# [WHAT THE TASK ASKS]
Below is a listing; write it out exactly and drop any images from it.

# [RAW DATA]
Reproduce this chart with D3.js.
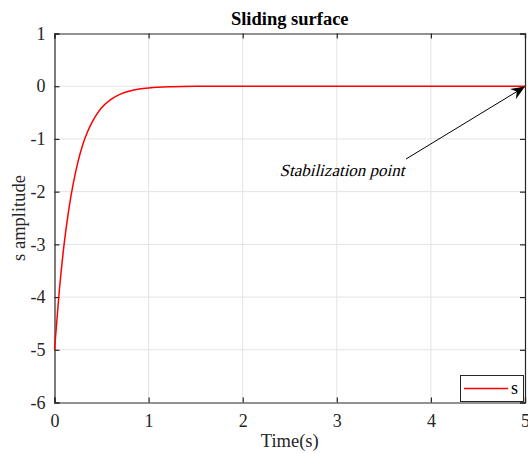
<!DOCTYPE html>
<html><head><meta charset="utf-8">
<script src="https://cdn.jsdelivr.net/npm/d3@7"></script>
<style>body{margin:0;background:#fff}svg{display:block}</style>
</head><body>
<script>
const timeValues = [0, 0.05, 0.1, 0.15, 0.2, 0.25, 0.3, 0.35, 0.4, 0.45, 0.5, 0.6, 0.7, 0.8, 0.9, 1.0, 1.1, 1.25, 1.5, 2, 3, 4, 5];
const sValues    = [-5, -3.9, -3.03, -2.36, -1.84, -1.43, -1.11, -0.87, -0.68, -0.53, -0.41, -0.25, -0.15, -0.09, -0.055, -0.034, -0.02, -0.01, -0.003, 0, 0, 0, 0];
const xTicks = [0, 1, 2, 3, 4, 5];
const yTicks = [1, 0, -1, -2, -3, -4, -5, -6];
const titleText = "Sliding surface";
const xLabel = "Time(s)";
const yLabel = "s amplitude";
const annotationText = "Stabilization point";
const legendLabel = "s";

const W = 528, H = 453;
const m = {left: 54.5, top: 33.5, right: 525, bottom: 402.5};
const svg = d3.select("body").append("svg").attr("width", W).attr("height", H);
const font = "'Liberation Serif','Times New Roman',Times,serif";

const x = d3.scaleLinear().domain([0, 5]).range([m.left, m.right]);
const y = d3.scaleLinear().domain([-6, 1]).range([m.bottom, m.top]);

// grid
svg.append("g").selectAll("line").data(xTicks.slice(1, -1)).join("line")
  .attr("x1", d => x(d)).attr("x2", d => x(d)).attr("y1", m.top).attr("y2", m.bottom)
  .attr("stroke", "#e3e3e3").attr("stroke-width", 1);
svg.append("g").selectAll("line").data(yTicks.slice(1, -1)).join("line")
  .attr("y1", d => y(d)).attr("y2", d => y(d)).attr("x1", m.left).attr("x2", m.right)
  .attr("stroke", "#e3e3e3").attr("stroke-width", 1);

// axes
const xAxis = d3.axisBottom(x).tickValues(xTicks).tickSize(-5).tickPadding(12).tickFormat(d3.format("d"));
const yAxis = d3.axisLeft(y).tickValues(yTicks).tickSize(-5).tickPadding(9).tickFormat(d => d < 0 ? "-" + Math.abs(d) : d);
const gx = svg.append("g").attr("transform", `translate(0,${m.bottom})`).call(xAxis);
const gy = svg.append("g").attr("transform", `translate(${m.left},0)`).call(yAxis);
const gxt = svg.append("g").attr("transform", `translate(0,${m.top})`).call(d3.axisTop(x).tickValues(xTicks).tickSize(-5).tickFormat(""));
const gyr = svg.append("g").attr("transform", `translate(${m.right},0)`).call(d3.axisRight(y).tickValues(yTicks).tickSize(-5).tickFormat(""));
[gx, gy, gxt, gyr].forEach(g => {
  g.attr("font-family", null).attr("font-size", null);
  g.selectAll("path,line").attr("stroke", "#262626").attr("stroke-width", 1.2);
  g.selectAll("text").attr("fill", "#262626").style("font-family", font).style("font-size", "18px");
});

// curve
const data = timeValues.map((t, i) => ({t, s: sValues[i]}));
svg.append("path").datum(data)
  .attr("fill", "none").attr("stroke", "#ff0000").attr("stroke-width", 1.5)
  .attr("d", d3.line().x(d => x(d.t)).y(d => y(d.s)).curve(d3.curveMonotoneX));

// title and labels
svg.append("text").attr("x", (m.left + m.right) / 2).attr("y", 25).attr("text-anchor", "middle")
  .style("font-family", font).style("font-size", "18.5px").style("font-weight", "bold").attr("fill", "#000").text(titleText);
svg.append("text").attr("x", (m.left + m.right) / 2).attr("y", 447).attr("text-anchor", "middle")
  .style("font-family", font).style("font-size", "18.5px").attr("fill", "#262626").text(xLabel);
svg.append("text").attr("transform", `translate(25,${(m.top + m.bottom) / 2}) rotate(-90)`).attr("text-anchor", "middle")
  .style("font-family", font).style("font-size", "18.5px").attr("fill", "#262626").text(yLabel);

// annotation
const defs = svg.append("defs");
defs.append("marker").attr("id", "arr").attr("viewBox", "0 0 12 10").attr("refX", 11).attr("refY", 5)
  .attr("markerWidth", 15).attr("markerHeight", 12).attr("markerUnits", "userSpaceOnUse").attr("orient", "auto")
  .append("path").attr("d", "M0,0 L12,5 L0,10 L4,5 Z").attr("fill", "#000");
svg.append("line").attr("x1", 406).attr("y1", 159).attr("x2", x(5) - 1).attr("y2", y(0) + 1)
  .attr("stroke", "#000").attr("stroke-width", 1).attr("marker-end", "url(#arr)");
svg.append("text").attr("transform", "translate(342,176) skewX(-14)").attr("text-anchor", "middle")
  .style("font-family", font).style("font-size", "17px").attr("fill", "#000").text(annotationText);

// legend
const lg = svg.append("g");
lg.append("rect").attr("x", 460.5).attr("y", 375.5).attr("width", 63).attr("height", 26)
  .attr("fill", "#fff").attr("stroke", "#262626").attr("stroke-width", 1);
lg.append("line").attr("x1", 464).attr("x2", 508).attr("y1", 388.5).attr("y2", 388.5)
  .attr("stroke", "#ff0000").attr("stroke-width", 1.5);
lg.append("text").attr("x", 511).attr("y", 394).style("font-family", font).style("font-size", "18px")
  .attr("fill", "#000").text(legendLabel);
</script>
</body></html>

# [SOLUTION]
Reproduce this chart with D3.js.
<!DOCTYPE html>
<html><head><meta charset="utf-8">
<script src="https://cdn.jsdelivr.net/npm/d3@7"></script>
<style>body{margin:0;background:#fff}svg{display:block}</style>
</head><body>
<script>
const timeValues = [0, 0.05, 0.1, 0.15, 0.2, 0.25, 0.3, 0.35, 0.4, 0.45, 0.5, 0.6, 0.7, 0.8, 0.9, 1.0, 1.1, 1.25, 1.5, 2, 3, 4, 5];
const sValues    = [-5, -3.9, -3.03, -2.36, -1.84, -1.43, -1.11, -0.87, -0.68, -0.53, -0.41, -0.25, -0.15, -0.09, -0.055, -0.034, -0.02, -0.01, -0.003, 0, 0, 0, 0];
const xTicks = [0, 1, 2, 3, 4, 5];
const yTicks = [1, 0, -1, -2, -3, -4, -5, -6];
const titleText = "Sliding surface";
const xLabel = "Time(s)";
const yLabel = "s amplitude";
const annotationText = "Stabilization point";
const legendLabel = "s";

const W = 528, H = 453;
const m = {left: 54.5, top: 33.5, right: 525, bottom: 402.5};
const svg = d3.select("body").append("svg").attr("width", W).attr("height", H);
const font = "'Liberation Serif','Times New Roman',Times,serif";

const x = d3.scaleLinear().domain([0, 5]).range([m.left, m.right]);
const y = d3.scaleLinear().domain([-6, 1]).range([m.bottom, m.top]);

// grid
svg.append("g").selectAll("line").data(xTicks.slice(1, -1)).join("line")
  .attr("x1", d => x(d)).attr("x2", d => x(d)).attr("y1", m.top).attr("y2", m.bottom)
  .attr("stroke", "#e3e3e3").attr("stroke-width", 1);
svg.append("g").selectAll("line").data(yTicks.slice(1, -1)).join("line")
  .attr("y1", d => y(d)).attr("y2", d => y(d)).attr("x1", m.left).attr("x2", m.right)
  .attr("stroke", "#e3e3e3").attr("stroke-width", 1);

// axes
const xAxis = d3.axisBottom(x).tickValues(xTicks).tickSize(-5).tickPadding(12).tickFormat(d3.format("d"));
const yAxis = d3.axisLeft(y).tickValues(yTicks).tickSize(-5).tickPadding(9).tickFormat(d => d < 0 ? "-" + Math.abs(d) : d);
const gx = svg.append("g").attr("transform", `translate(0,${m.bottom})`).call(xAxis);
const gy = svg.append("g").attr("transform", `translate(${m.left},0)`).call(yAxis);
const gxt = svg.append("g").attr("transform", `translate(0,${m.top})`).call(d3.axisTop(x).tickValues(xTicks).tickSize(-5).tickFormat(""));
const gyr = svg.append("g").attr("transform", `translate(${m.right},0)`).call(d3.axisRight(y).tickValues(yTicks).tickSize(-5).tickFormat(""));
[gx, gy, gxt, gyr].forEach(g => {
  g.attr("font-family", null).attr("font-size", null);
  g.selectAll("path,line").attr("stroke", "#262626").attr("stroke-width", 1.2);
  g.selectAll("text").attr("fill", "#262626").style("font-family", font).style("font-size", "18px");
});

// curve
const data = timeValues.map((t, i) => ({t, s: sValues[i]}));
svg.append("path").datum(data)
  .attr("fill", "none").attr("stroke", "#ff0000").attr("stroke-width", 1.5)
  .attr("d", d3.line().x(d => x(d.t)).y(d => y(d.s)).curve(d3.curveMonotoneX));

// title and labels
svg.append("text").attr("x", (m.left + m.right) / 2).attr("y", 25).attr("text-anchor", "middle")
  .style("font-family", font).style("font-size", "18.5px").style("font-weight", "bold").attr("fill", "#000").text(titleText);
svg.append("text").attr("x", (m.left + m.right) / 2).attr("y", 447).attr("text-anchor", "middle")
  .style("font-family", font).style("font-size", "18.5px").attr("fill", "#262626").text(xLabel);
svg.append("text").attr("transform", `translate(25,${(m.top + m.bottom) / 2}) rotate(-90)`).attr("text-anchor", "middle")
  .style("font-family", font).style("font-size", "18.5px").attr("fill", "#262626").text(yLabel);

// annotation
const defs = svg.append("defs");
defs.append("marker").attr("id", "arr").attr("viewBox", "0 0 12 10").attr("refX", 11).attr("refY", 5)
  .attr("markerWidth", 15).attr("markerHeight", 12).attr("markerUnits", "userSpaceOnUse").attr("orient", "auto")
  .append("path").attr("d", "M0,0 L12,5 L0,10 L4,5 Z").attr("fill", "#000");
svg.append("line").attr("x1", 406).attr("y1", 159).attr("x2", x(5) - 1).attr("y2", y(0) + 1)
  .attr("stroke", "#000").attr("stroke-width", 1).attr("marker-end", "url(#arr)");
svg.append("text").attr("transform", "translate(342,176) skewX(-14)").attr("text-anchor", "middle")
  .style("font-family", font).style("font-size", "17px").attr("fill", "#000").text(annotationText);

// legend
const lg = svg.append("g");
lg.append("rect").attr("x", 460.5).attr("y", 375.5).attr("width", 63).attr("height", 26)
  .attr("fill", "#fff").attr("stroke", "#262626").attr("stroke-width", 1);
lg.append("line").attr("x1", 464).attr("x2", 508).attr("y1", 388.5).attr("y2", 388.5)
  .attr("stroke", "#ff0000").attr("stroke-width", 1.5);
lg.append("text").attr("x", 511).attr("y", 394).style("font-family", font).style("font-size", "18px")
  .attr("fill", "#000").text(legendLabel);
</script>
</body></html>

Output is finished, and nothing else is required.